Give every line back verbatim, dropping all images.

Material ->
+--

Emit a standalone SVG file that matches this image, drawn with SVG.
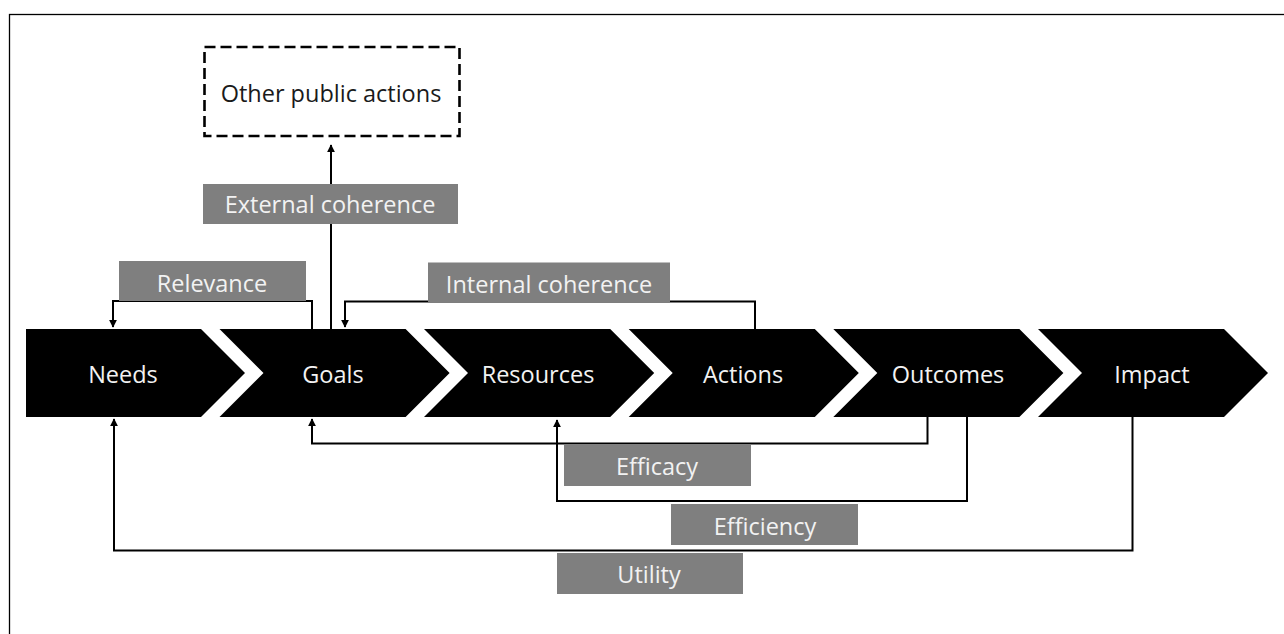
<svg xmlns="http://www.w3.org/2000/svg" width="1284" height="634" viewBox="0 0 1284 634">
<defs>
<style>
.chev{fill:#000}
.ct{font-family:"Open Sans","Liberation Sans",sans-serif;font-size:23.5px;fill:#f2f2f2;text-anchor:middle}
.lbl{fill:#7f7f7f}
.lt{font-family:"Open Sans","Liberation Sans",sans-serif;font-size:23.5px;fill:#f2f2f2;text-anchor:middle}
.conn{fill:none;stroke:#000;stroke-width:2}
</style>
<marker id="ah" viewBox="0 0 10 10" refX="9" refY="5" markerWidth="4" markerHeight="4" orient="auto" markerUnits="strokeWidth">
<path d="M0,0 L10,5 L0,10 z" fill="#000"/>
</marker>
</defs>
<rect x="0" y="0" width="1284" height="634" fill="#fff"/>
<rect x="9.5" y="14.5" width="1400" height="700" fill="none" stroke="#000" stroke-width="1.3"/>

<g id="connectors">
<path class="conn" d="M331,329 V145" marker-end="url(#ah)"/>
<path class="conn" d="M312,329 V301 H113 V327" marker-end="url(#ah)"/>
<path class="conn" d="M755,329 V301.5 H345 V327" marker-end="url(#ah)"/>
<path class="conn" d="M927.5,417 V443.5 H312 V419" marker-end="url(#ah)"/>
<path class="conn" d="M967,417 V501 H557 V420" marker-end="url(#ah)"/>
<path class="conn" d="M1132.5,417 V550.5 H114 V419" marker-end="url(#ah)"/>
</g>

<g id="other-public-actions">
<rect x="204.5" y="47" width="255" height="89" fill="#fff" stroke="#000" stroke-width="2.6" stroke-dasharray="11,5"/>
<text x="331" y="102" font-family="'Open Sans','Liberation Sans',sans-serif" font-size="23.5" fill="#1a1a1a" text-anchor="middle">Other public actions</text>
</g>

<g id="needs">
<polygon class="chev" points="26,329 201,329 245,373 201,417 26,417"/>
<text class="ct" x="123" y="383">Needs</text>
</g>
<g id="goals">
<polygon class="chev" points="219.5,329 405.6,329 449.6,373 405.6,417 219.5,417 263.5,373"/>
<text class="ct" x="333" y="383">Goals</text>
</g>
<g id="resources">
<polygon class="chev" points="424,329 610.2,329 654.2,373 610.2,417 424,417 468,373"/>
<text class="ct" x="538" y="383">Resources</text>
</g>
<g id="actions">
<polygon class="chev" points="628.7,329 814.8,329 858.8,373 814.8,417 628.7,417 672.7,373"/>
<text class="ct" x="743" y="383">Actions</text>
</g>
<g id="outcomes">
<polygon class="chev" points="833.3,329 1019.4,329 1063.4,373 1019.4,417 833.3,417 877.3,373"/>
<text class="ct" x="948" y="383">Outcomes</text>
</g>
<g id="impact">
<polygon class="chev" points="1038,329 1224,329 1268,373 1224,417 1038,417 1082,373"/>
<text class="ct" x="1152" y="383">Impact</text>
</g>

<g id="external-coherence">
<rect class="lbl" x="203" y="184" width="255" height="40"/>
<text class="lt" x="330" y="213">External coherence</text>
</g>
<g id="relevance">
<rect class="lbl" x="119" y="261" width="187" height="40"/>
<text class="lt" x="212" y="292">Relevance</text>
</g>
<g id="internal-coherence">
<rect class="lbl" x="428" y="262.5" width="242" height="40"/>
<text class="lt" x="549" y="292.5">Internal coherence</text>
</g>
<g id="efficacy">
<rect class="lbl" x="564" y="445" width="187" height="41"/>
<text class="lt" x="657" y="475">Efficacy</text>
</g>
<g id="efficiency">
<rect class="lbl" x="671" y="504" width="187" height="41"/>
<text class="lt" x="765" y="535">Efficiency</text>
</g>
<g id="utility">
<rect class="lbl" x="557" y="553" width="186" height="41"/>
<text class="lt" x="649" y="583">Utility</text>
</g>
</svg>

+--

Worked solution ->
Emit a standalone SVG file that matches this image, drawn with SVG.
<svg xmlns="http://www.w3.org/2000/svg" width="1284" height="634" viewBox="0 0 1284 634">
<defs>
<style>
.chev{fill:#000}
.ct{font-family:"Open Sans","Liberation Sans",sans-serif;font-size:23.5px;fill:#f2f2f2;text-anchor:middle}
.lbl{fill:#7f7f7f}
.lt{font-family:"Open Sans","Liberation Sans",sans-serif;font-size:23.5px;fill:#f2f2f2;text-anchor:middle}
.conn{fill:none;stroke:#000;stroke-width:2}
</style>
<marker id="ah" viewBox="0 0 10 10" refX="9" refY="5" markerWidth="4" markerHeight="4" orient="auto" markerUnits="strokeWidth">
<path d="M0,0 L10,5 L0,10 z" fill="#000"/>
</marker>
</defs>
<rect x="0" y="0" width="1284" height="634" fill="#fff"/>
<rect x="9.5" y="14.5" width="1400" height="700" fill="none" stroke="#000" stroke-width="1.3"/>

<g id="connectors">
<path class="conn" d="M331,329 V145" marker-end="url(#ah)"/>
<path class="conn" d="M312,329 V301 H113 V327" marker-end="url(#ah)"/>
<path class="conn" d="M755,329 V301.5 H345 V327" marker-end="url(#ah)"/>
<path class="conn" d="M927.5,417 V443.5 H312 V419" marker-end="url(#ah)"/>
<path class="conn" d="M967,417 V501 H557 V420" marker-end="url(#ah)"/>
<path class="conn" d="M1132.5,417 V550.5 H114 V419" marker-end="url(#ah)"/>
</g>

<g id="other-public-actions">
<rect x="204.5" y="47" width="255" height="89" fill="#fff" stroke="#000" stroke-width="2.6" stroke-dasharray="11,5"/>
<text x="331" y="102" font-family="'Open Sans','Liberation Sans',sans-serif" font-size="23.5" fill="#1a1a1a" text-anchor="middle">Other public actions</text>
</g>

<g id="needs">
<polygon class="chev" points="26,329 201,329 245,373 201,417 26,417"/>
<text class="ct" x="123" y="383">Needs</text>
</g>
<g id="goals">
<polygon class="chev" points="219.5,329 405.6,329 449.6,373 405.6,417 219.5,417 263.5,373"/>
<text class="ct" x="333" y="383">Goals</text>
</g>
<g id="resources">
<polygon class="chev" points="424,329 610.2,329 654.2,373 610.2,417 424,417 468,373"/>
<text class="ct" x="538" y="383">Resources</text>
</g>
<g id="actions">
<polygon class="chev" points="628.7,329 814.8,329 858.8,373 814.8,417 628.7,417 672.7,373"/>
<text class="ct" x="743" y="383">Actions</text>
</g>
<g id="outcomes">
<polygon class="chev" points="833.3,329 1019.4,329 1063.4,373 1019.4,417 833.3,417 877.3,373"/>
<text class="ct" x="948" y="383">Outcomes</text>
</g>
<g id="impact">
<polygon class="chev" points="1038,329 1224,329 1268,373 1224,417 1038,417 1082,373"/>
<text class="ct" x="1152" y="383">Impact</text>
</g>

<g id="external-coherence">
<rect class="lbl" x="203" y="184" width="255" height="40"/>
<text class="lt" x="330" y="213">External coherence</text>
</g>
<g id="relevance">
<rect class="lbl" x="119" y="261" width="187" height="40"/>
<text class="lt" x="212" y="292">Relevance</text>
</g>
<g id="internal-coherence">
<rect class="lbl" x="428" y="262.5" width="242" height="40"/>
<text class="lt" x="549" y="292.5">Internal coherence</text>
</g>
<g id="efficacy">
<rect class="lbl" x="564" y="445" width="187" height="41"/>
<text class="lt" x="657" y="475">Efficacy</text>
</g>
<g id="efficiency">
<rect class="lbl" x="671" y="504" width="187" height="41"/>
<text class="lt" x="765" y="535">Efficiency</text>
</g>
<g id="utility">
<rect class="lbl" x="557" y="553" width="186" height="41"/>
<text class="lt" x="649" y="583">Utility</text>
</g>
</svg>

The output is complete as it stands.